Chest X-rays are essential in diagnosing pulmonary and cardiac issues, including pneumonia and lung lesions, and are widely used in settings with limited resources. The rise of AI has greatly enhanced automated medical image analysis, benefiting from large, curated datasets. Recently, the focus has shifted to multimodal models, like Large Language Models and Vision-Based Language Models, which require extensive and diverse data for training. The study uses Digitally Reconstructed Radiography (DRR) to generate synthetic X-ray images from the CT-RATE dataset. This dataset is rich in binary labels and detailed radiological reports, making it valuable for training AI classifiers for disease diagnosis.
Researchers from the Imaging Biomarkers and Computer-Aided Diagnosis Laboratory, Clinical Center, and National Center for Biotechnology Information, National Library of Medicine have introduced DRR-RATE, synthetic X-ray images synthesized from computed tomography (CT) data using ray tracing techniques. Unlike conventional radiographs, DRRs offer controlled and reproducible imaging conditions by simulating the path of X-rays through CT volumes. Each DRR pixel’s intensity is determined by the attenuation coefficients of tissues along the ray path, reflecting X-ray absorption. DRRs find crucial applications in radiation therapy planning, surgical preparation, educational purposes, and algorithm development. They facilitate precise dose calculations in therapy and accurate 2D-3D image registration for surgeries, enhancing medical education through realistic representations of various conditions. Ongoing research aims to improve DRR generation speed and image quality.
Several significant large-scale chest X-ray datasets have been pivotal in advancing medical imaging research. For instance, ChestX-ray8 and ChestX-ray14, released by the US National Institutes of Health (NIH), contain over 112,000 scans from more than 30,000 individuals. These datasets utilize NLP techniques to extract disease labels from radiological reports. CheXpert, another notable dataset, includes 224,316 radiographs from 65,240 patients at Stanford Health Care, also labeled using NLP methods. PadChest, comprising over 160,000 images, offers detailed annotations from radiologists at Hospital San Juan Hospital in Spain. MIMIC-CXR and VinDr-CXR further enhance research capabilities with extensive datasets annotated by radiologists from major medical centers. These datasets collectively support research in disease detection and AI applications in radiology and related fields.

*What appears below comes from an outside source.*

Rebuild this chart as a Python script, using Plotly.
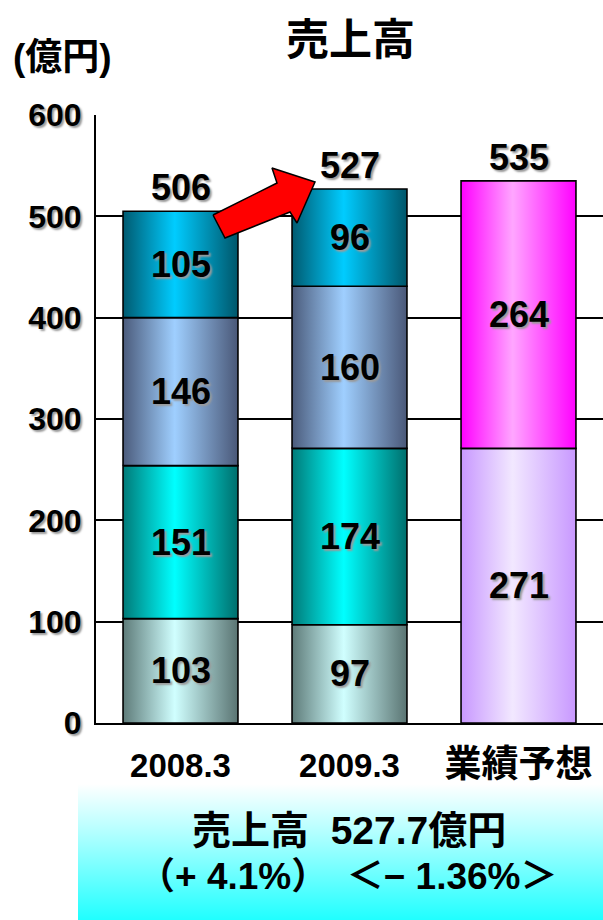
import plotly.graph_objects as go

# ---- data -------------------------------------------------------------
categories = ["2008.3", "2009.3", "業績予想"]
# stacked segments, bottom to top (億円)
seg_2008 = [103, 151, 146, 105]
seg_2009 = [97, 174, 160, 96]
seg_forecast = [271, 264]
totals = [506, 527, 535]
y_ticks = [0, 100, 200, 300, 400, 500, 600]

summary_line1 = "売上高  527.7億円"
summary_line2 = "（+ 4.1%）　＜− 1.36%＞"

# ---- styling -----------------------------------------------------------
W, H = 603, 920
FONT = "Liberation Sans, Arial, Noto Sans CJK JP, sans-serif"
SHADOW = "2px 2px 2px #9a9a9a"

# horizontal gradients: edge -> highlight -> edge
grad_actual = [
    ("#5e7b79", "#d0ffff", "#5a7472"),
    ("#007a78", "#00ffff", "#006e6c"),
    ("#4b5b7b", "#9fcfff", "#4a5878"),
    ("#005a70", "#00ccff", "#00566a"),
]
grad_forecast = [
    ("#c898ff", "#f2e8ff", "#c898ff"),
    ("#ff00ff", "#ffa6ff", "#ff00ff"),
]

stacks = [(seg_2008, grad_actual), (seg_2009, grad_actual), (seg_forecast, grad_forecast)]
half_w = 0.34

# plot area in pixels
px_left, px_right = 96, 603
px_top, px_bottom = 115, 723

fig = go.Figure()
annotations = []

for i, (segs, grads) in enumerate(stacks):
    base = 0
    for v, (c0, c1, c2) in zip(segs, grads):
        fig.add_trace(go.Scatter(
            x=[i - half_w, i + half_w, i + half_w, i - half_w, i - half_w],
            y=[base, base, base + v, base + v, base],
            mode="lines",
            fill="toself",
            fillgradient=dict(type="horizontal",
                              colorscale=[[0, c0], [0.45, c1], [1, c2]]),
            line=dict(color="black", width=1.6),
            hoverinfo="skip",
            showlegend=False,
            xaxis="x", yaxis="y",
        ))
        annotations.append(dict(
            x=i, y=base + v / 2, xref="x", yref="y", text=str(v),
            showarrow=False,
            font=dict(family=FONT, size=36, color="black", weight="bold", shadow=SHADOW),
        ))
        base += v
    annotations.append(dict(
        x=i, y=base, xref="x", yref="y", text=str(totals[i]),
        showarrow=False, yanchor="bottom", yshift=1,
        font=dict(family=FONT, size=36, color="black", weight="bold", shadow=SHADOW),
    ))

# pixel-space overlay: summary panel (white fading to cyan downwards) and growth arrow
panel_x = [78, W, W, 78, 78]
panel_y = [784, 784, H, H, 784]
fig.add_trace(go.Scatter(
    x=panel_x, y=panel_y, mode="lines", fill="toself",
    fillgradient=dict(type="vertical",
                      colorscale=[[0, "#20ffff"], [0.65, "#b4ffff"], [1, "#ffffff"]]),
    line=dict(width=0), hoverinfo="skip", showlegend=False,
    xaxis="x2", yaxis="y2",
))
arrow_x = [213, 277, 272, 315, 297, 290, 225, 213]
arrow_y = [215, 183, 168, 182, 223, 212, 238, 215]
fig.add_trace(go.Scatter(
    x=arrow_x, y=arrow_y, mode="lines", fill="toself", fillcolor="#ff0000",
    line=dict(color="black", width=1.5), hoverinfo="skip", showlegend=False,
    xaxis="x2", yaxis="y2",
))

# titles and summary text (pixel positions -> paper fractions)
def px(xp, yp):
    return xp / W, 1 - yp / H

for text, (xp, yp), size in [
    ("売上高", (350, 40), 43),
    ("(億円)", (62, 58), 37),
    (summary_line1, (349, 830), 39),
    (summary_line2, (348, 876), 37),
]:
    xx, yy = px(xp, yp)
    annotations.append(dict(
        x=xx, y=yy, xref="paper", yref="paper", text=text, showarrow=False,
        xanchor="center", yanchor="middle",
        font=dict(family=FONT, size=size, color="black", weight="bold"),
    ))

tick_text = [c if c[0].isdigit() else f'<span style="font-size:37px">{c}</span>'
             for c in categories]

fig.update_layout(
    template="none",
    width=W, height=H, autosize=False,
    margin=dict(l=0, r=0, t=0, b=0, pad=0, autoexpand=False),
    paper_bgcolor="white", plot_bgcolor="rgba(0,0,0,0)",
    showlegend=False,
    annotations=annotations,
    xaxis=dict(
        domain=[px_left / W, px_right / W],
        range=[-0.5, 2.5],
        tickmode="array", tickvals=list(range(len(categories))), ticktext=tick_text,
        showgrid=False, zeroline=False, automargin=False,
        showline=True, linecolor="black", linewidth=2,
        ticks="", ticklabelstandoff=12,
        tickfont=dict(family=FONT, size=33, color="black", weight="bold"),
        fixedrange=True,
    ),
    yaxis=dict(
        domain=[1 - px_bottom / H, 1 - px_top / H],
        range=[0, 600],
        tickmode="array", tickvals=y_ticks,
        showgrid=True, gridcolor="black", gridwidth=1.5,
        zeroline=False, automargin=False,
        showline=True, linecolor="black", linewidth=2,
        ticks="", ticklabelstandoff=6,
        tickfont=dict(family=FONT, size=32, color="black", weight="bold", shadow=SHADOW),
        fixedrange=True,
    ),
    xaxis2=dict(domain=[0, 1], range=[0, W], visible=False, anchor="y2",
                automargin=False, fixedrange=True),
    yaxis2=dict(domain=[0, 1], range=[H, 0], visible=False, anchor="x2",
                automargin=False, fixedrange=True),
)

fig.write_html("out.html", config={"displayModeBar": False})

The DRR-RATE dataset, an extension of the CT-RATE dataset, features 50,188 chest CT volumes from 21,304 patients, each paired with a radiology text report and binary labels for 18 pathology classes. Modifying the reconstruction matrix from original DICOM studies expanded the dataset to enhance its utility in medical imaging research. Patient demographics reveal a diverse age range and gender distribution across training and validation subsets. DRR images are generated using ray tracing algorithms, simulating X-ray projections from CT data, thereby enabling multimodal research applications bridging CT and X-ray imaging modalities. The dataset is publicly accessible under a CC BY-NC-SA license.
In the experiments with the DRR-RATE dataset, CheXnet was trained and evaluated for chest X-ray classification, comparing its performance against the CheXpert dataset. Using five-fold cross-validation, CheXnet achieved notable results. Cardiomegaly and Pleural Effusion showed robust performance with AUC scores of 0.92 and 0.95, respectively, indicating high predictive accuracy. However, Atelectasis and Consolidation exhibited moderate AUC values of 0.72 and 0.74, suggesting decent but less consistent performance. Lung Nodule and Lung Opacity had lower AUC scores, around 0.66 and 0.67, indicating room for improvement. When CheXnet trained on CheXpert and tested on DRR-RATE, performance decreased slightly for most conditions due to domain differences between real and DRR images.
The DRR-RATE is a synthetic chest X-ray dataset derived from CT scans, offering labeled images and radiological reports. By simulating CT-derived pathologies in X-ray form, DRR-RATE enriches training data for diagnostic models and enhances understanding across imaging modalities. Evaluating baseline CheXnet models trained on DRR-RATE and CheXpert datasets revealed robust performance, particularly in detecting Cardiomegaly, Consolidation, and Pleural Effusion. However, challenges remain for subtle conditions like Atelectasis, Lung Nodule, and Lung Opacity, potentially due to resolution limitations in DRR images. Nonetheless, DRR-RATE’s integration marks a significant stride in synthesizing medical imaging data, bolstering AI-driven diagnostic capabilities, and advancing medical research.